=== PROBLEM TO WORK ON ===
Below, find the line containing "Clone this chart in D3.js." and the line containing "penetration, two series"; reproduce exactly those two and every line between them, omitting pictures.

Collection entries:
=======
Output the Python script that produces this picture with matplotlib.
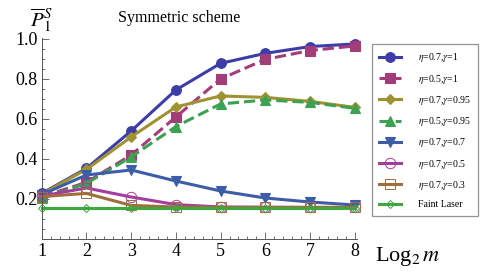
import matplotlib
matplotlib.use("Agg")
import matplotlib.pyplot as plt
from matplotlib.ticker import MultipleLocator

plt.rcParams["font.family"] = ["Liberation Serif", "DejaVu Serif"]
plt.rcParams["mathtext.fontset"] = "stix"

# log2 m
log2_m = [1, 2, 3, 4, 5, 6, 7, 8]

# averaged success probability for each setting
p_07_1 = [0.228, 0.353, 0.540, 0.745, 0.878, 0.928, 0.962, 0.975]
p_05_1 = [0.212, 0.283, 0.420, 0.610, 0.800, 0.898, 0.942, 0.965]
p_07_095 = [0.225, 0.348, 0.510, 0.660, 0.715, 0.708, 0.688, 0.658]
p_05_095 = [0.203, 0.278, 0.410, 0.562, 0.675, 0.695, 0.683, 0.653]
p_07_07 = [0.222, 0.320, 0.345, 0.290, 0.240, 0.205, 0.185, 0.170]
p_07_05 = [0.215, 0.255, 0.210, 0.172, 0.160, 0.159, 0.158, 0.158]
p_07_03 = [0.212, 0.228, 0.168, 0.160, 0.158, 0.158, 0.158, 0.158]
faint_laser = [0.157, 0.157, 0.157, 0.157, 0.157, 0.157, 0.157, 0.157]

labels = [r"$\eta$=0.7,$\gamma$=1", r"$\eta$=0.5,$\gamma$=1",
          r"$\eta$=0.7,$\gamma$=0.95", r"$\eta$=0.5,$\gamma$=0.95",
          r"$\eta$=0.7,$\gamma$=0.7", r"$\eta$=0.7,$\gamma$=0.5",
          r"$\eta$=0.7,$\gamma$=0.3", "Faint Laser"]

fig = plt.figure(figsize=(4.91, 2.73), dpi=100)
ax = fig.add_axes([0.085, 0.1245, 0.642, 0.7365])

# (data, color, marker, linestyle, filled, markersize)
series = [
    (p_07_1, "#3D3DA8", "o", "-", True, 7),
    (p_05_1, "#A33D7A", "s", "--", True, 6.5),
    (p_07_095, "#A09233", "D", "-", True, 5),
    (p_05_095, "#3DA152", "^", "--", True, 7),
    (p_07_07, "#3D5DA8", "v", "-", True, 7),
    (p_07_05, "#A33DA0", "o", "-", False, 7.5),
    (p_07_03, "#A06E3D", "s", "-", False, 7),
    (faint_laser, "#3DA83D", "D", "-", False, 4),
]

for (y, col, mk, ls, filled, ms), lab in zip(series, labels):
    ax.plot(log2_m, y, color=col, marker=mk, linestyle=ls, linewidth=2.2,
            markersize=ms, markerfacecolor=col if filled else "none",
            markeredgecolor=col, markeredgewidth=0.8 if filled else 0.7,
            label=lab, clip_on=False)

ax.set_xlim(1, 8.05)
ax.set_ylim(0, 1.005)
ax.spines["top"].set_visible(False)
ax.spines["right"].set_visible(False)
ax.spines["left"].set_color("#555555")
ax.spines["bottom"].set_color("#555555")
ax.spines["left"].set_linewidth(0.7)
ax.spines["bottom"].set_linewidth(0.7)

ax.set_xticks(log2_m)
ax.set_yticks([0.2, 0.4, 0.6, 0.8, 1.0])
ax.set_yticklabels(["0.2", "0.4", "0.6", "0.8", "1.0"])
ax.xaxis.set_minor_locator(MultipleLocator(0.2))
ax.yaxis.set_minor_locator(MultipleLocator(0.05))
ax.tick_params(which="both", direction="in", color="#555555", width=0.6,
               labelsize=13, pad=3)
ax.tick_params(which="major", length=5)
ax.tick_params(which="minor", length=2.5)

fig.text(0.062, 0.875, r"$\overline{P}_1^S$", fontsize=15, ha="left", va="bottom")
fig.text(0.365, 0.935, "Symmetric scheme", fontsize=11.5, ha="center", va="center")
fig.text(0.763, 0.062, r"Log$_2\,m$", fontsize=16, ha="left", va="center")

leg = ax.legend(loc="upper left", bbox_to_anchor=(0.757, 0.839),
                bbox_transform=fig.transFigure, fontsize=7, frameon=True,
                fancybox=False, edgecolor="#777777", labelspacing=0.85,
                handlelength=2.3, handletextpad=1.7, borderpad=0.75,
                borderaxespad=0)
leg.get_frame().set_linewidth(0.9)

fig.savefig("out.png", dpi=100)
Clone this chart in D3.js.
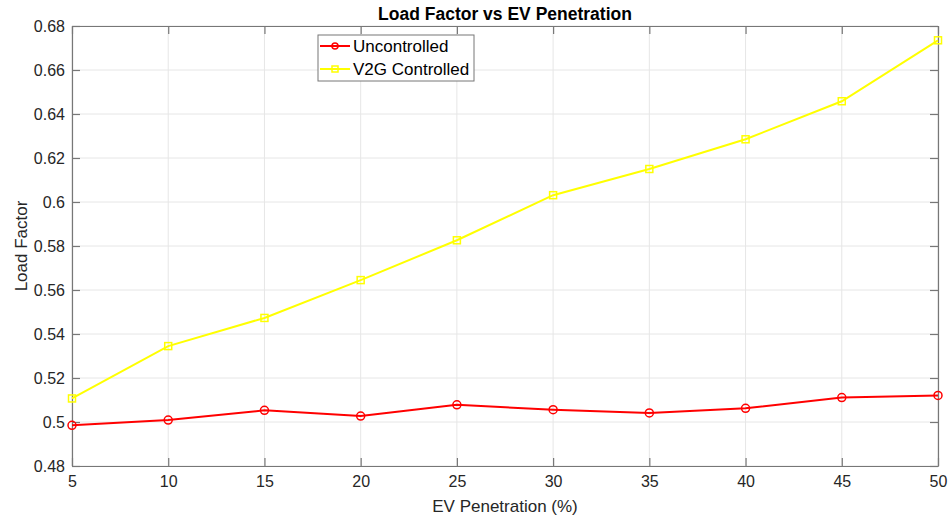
<!DOCTYPE html>
<html>
<head>
<meta charset="utf-8">
<script src="https://cdn.jsdelivr.net/npm/d3@7"></script>
<style>
	body { margin: 0; background: #fff; }
	svg { font-family: "Liberation Sans", Arial, sans-serif; }
</style>
</head>
<body>
<svg id="chart"></svg>
<script>
// load factor vs EV penetration, two series

const penetration = [5, 10, 15, 20, 25, 30, 35, 40, 45, 50];
const uncontrolled = [0.4985, 0.5009, 0.5053, 0.5027, 0.5078, 0.5056, 0.5041, 0.5062, 0.5111, 0.5121];
const v2gControlled = [0.5107, 0.5345, 0.5473, 0.5645, 0.5826, 0.6031, 0.6150, 0.6285, 0.6458, 0.6735];
const xTicks = [5, 10, 15, 20, 25, 30, 35, 40, 45, 50];
const yTicks = [0.48, 0.5, 0.52, 0.54, 0.56, 0.58, 0.6, 0.62, 0.64, 0.66, 0.68];
const seriesNames = ["Uncontrolled", "V2G Controlled"];

let width = 951;
let height = 521;
let margin = {top: 26, right: 13, bottom: 55, left: 72};

let svg = d3.select("#chart")
	.attr("width", width)
	.attr("height", height);

let x = d3.scaleLinear()
	.domain([5, 50])
	.range([margin.left, width - margin.right]);

let y = d3.scaleLinear()
	.domain([0.48, 0.68])
	.range([height - margin.bottom, margin.top]);

let axisColor = "#777";
let textColor = "#262626";

// grid
svg.append("g")
	.selectAll("line")
	.data(xTicks)
	.join("line")
	.attr("x1", d => x(d)).attr("x2", d => x(d))
	.attr("y1", y(0.48)).attr("y2", y(0.68))
	.attr("stroke", "#e6e6e6")
	.attr("stroke-width", 1);

svg.append("g")
	.selectAll("line")
	.data(yTicks)
	.join("line")
	.attr("x1", x(5)).attr("x2", x(50))
	.attr("y1", d => y(d)).attr("y2", d => y(d))
	.attr("stroke", "#e6e6e6")
	.attr("stroke-width", 1);

// axes, ticks pointing inward like matlab
let fmtY = d => String(+d.toFixed(2));

let bottomAxis = svg.append("g")
	.attr("transform", "translate(0," + y(0.48) + ")")
	.call(d3.axisBottom(x).tickValues(xTicks).tickSize(-8).tickPadding(10).tickSizeOuter(0));
let topAxis = svg.append("g")
	.attr("transform", "translate(0," + y(0.68) + ")")
	.call(d3.axisTop(x).tickValues(xTicks).tickSize(-8).tickFormat("").tickSizeOuter(0));
let leftAxis = svg.append("g")
	.attr("transform", "translate(" + x(5) + ",0)")
	.call(d3.axisLeft(y).tickValues(yTicks).tickSize(-8).tickPadding(7).tickFormat(fmtY).tickSizeOuter(0));
let rightAxis = svg.append("g")
	.attr("transform", "translate(" + x(50) + ",0)")
	.call(d3.axisRight(y).tickValues(yTicks).tickSize(-8).tickFormat("").tickSizeOuter(0));

[bottomAxis, topAxis, leftAxis, rightAxis].forEach(a => {
	a.select(".domain").attr("stroke", axisColor).attr("stroke-width", 1.2);
	a.selectAll(".tick line").attr("stroke", axisColor).attr("stroke-width", 1.2);
	a.selectAll(".tick text")
		.attr("fill", textColor)
		.style("font-size", "16px")
		.style("font-family", "'Liberation Sans', Arial, sans-serif");
});

// lines
let line = d3.line()
	.x((d, i) => x(penetration[i]))
	.y(d => y(d));

svg.append("path")
	.datum(v2gControlled)
	.attr("d", line)
	.attr("fill", "none")
	.attr("stroke", "#ffff00")
	.attr("stroke-width", 2);

svg.append("g")
	.selectAll("rect")
	.data(v2gControlled)
	.join("rect")
	.attr("x", (d, i) => x(penetration[i]) - 3.5)
	.attr("y", d => y(d) - 3.5)
	.attr("width", 7)
	.attr("height", 7)
	.attr("fill", "none")
	.attr("stroke", "#ffff00")
	.attr("stroke-width", 1.5);

svg.append("path")
	.datum(uncontrolled)
	.attr("d", line)
	.attr("fill", "none")
	.attr("stroke", "#ff0000")
	.attr("stroke-width", 2);

svg.append("g")
	.selectAll("circle")
	.data(uncontrolled)
	.join("circle")
	.attr("cx", (d, i) => x(penetration[i]))
	.attr("cy", d => y(d))
	.attr("r", 4)
	.attr("fill", "none")
	.attr("stroke", "#ff0000")
	.attr("stroke-width", 1.5);

// title and labels
svg.append("text")
	.attr("x", (x(5) + x(50)) / 2)
	.attr("y", 20)
	.attr("text-anchor", "middle")
	.attr("fill", "#000")
	.style("font-size", "17.5px")
	.style("font-weight", "bold")
	.text("Load Factor vs EV Penetration");

svg.append("text")
	.attr("x", (x(5) + x(50)) / 2)
	.attr("y", 512)
	.attr("text-anchor", "middle")
	.attr("fill", textColor)
	.style("font-size", "17px")
	.text("EV Penetration (%)");

svg.append("text")
	.attr("transform", "translate(27," + (y(0.58)) + ") rotate(-90)")
	.attr("text-anchor", "middle")
	.attr("fill", textColor)
	.style("font-size", "17px")
	.text("Load Factor");

// legend
let legend = svg.append("g").attr("transform", "translate(318,35)");
legend.append("rect")
	.attr("width", 156)
	.attr("height", 46)
	.attr("fill", "#fff")
	.attr("stroke", "#777")
	.attr("stroke-width", 1);

let legendColors = ["#ff0000", "#ffff00"];
seriesNames.forEach((name, i) => {
	let g = legend.append("g").attr("transform", "translate(0," + (11 + i * 23) + ")");
	g.append("line")
		.attr("x1", 2).attr("x2", 32)
		.attr("stroke", legendColors[i])
		.attr("stroke-width", 2);
	if (i == 0) {
		g.append("circle").attr("cx", 17).attr("r", 3)
			.attr("fill", "none").attr("stroke", legendColors[i]).attr("stroke-width", 1.5);
	} else {
		g.append("rect").attr("x", 14).attr("y", -3).attr("width", 6).attr("height", 6)
			.attr("fill", "none").attr("stroke", legendColors[i]).attr("stroke-width", 1.5);
	}
	g.append("text")
		.attr("x", 35)
		.attr("y", 6)
		.attr("fill", "#000")
		.style("font-size", "17px")
		.text(name);
});
</script>
</body>
</html>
=======
=== RESULT BELOW ===
Clone this chart in D3.js.
<!DOCTYPE html>
<html>
<head>
<meta charset="utf-8">
<script src="https://cdn.jsdelivr.net/npm/d3@7"></script>
<style>
	body { margin: 0; background: #fff; }
	svg { font-family: "Liberation Sans", Arial, sans-serif; }
</style>
</head>
<body>
<svg id="chart"></svg>
<script>
// load factor vs EV penetration, two series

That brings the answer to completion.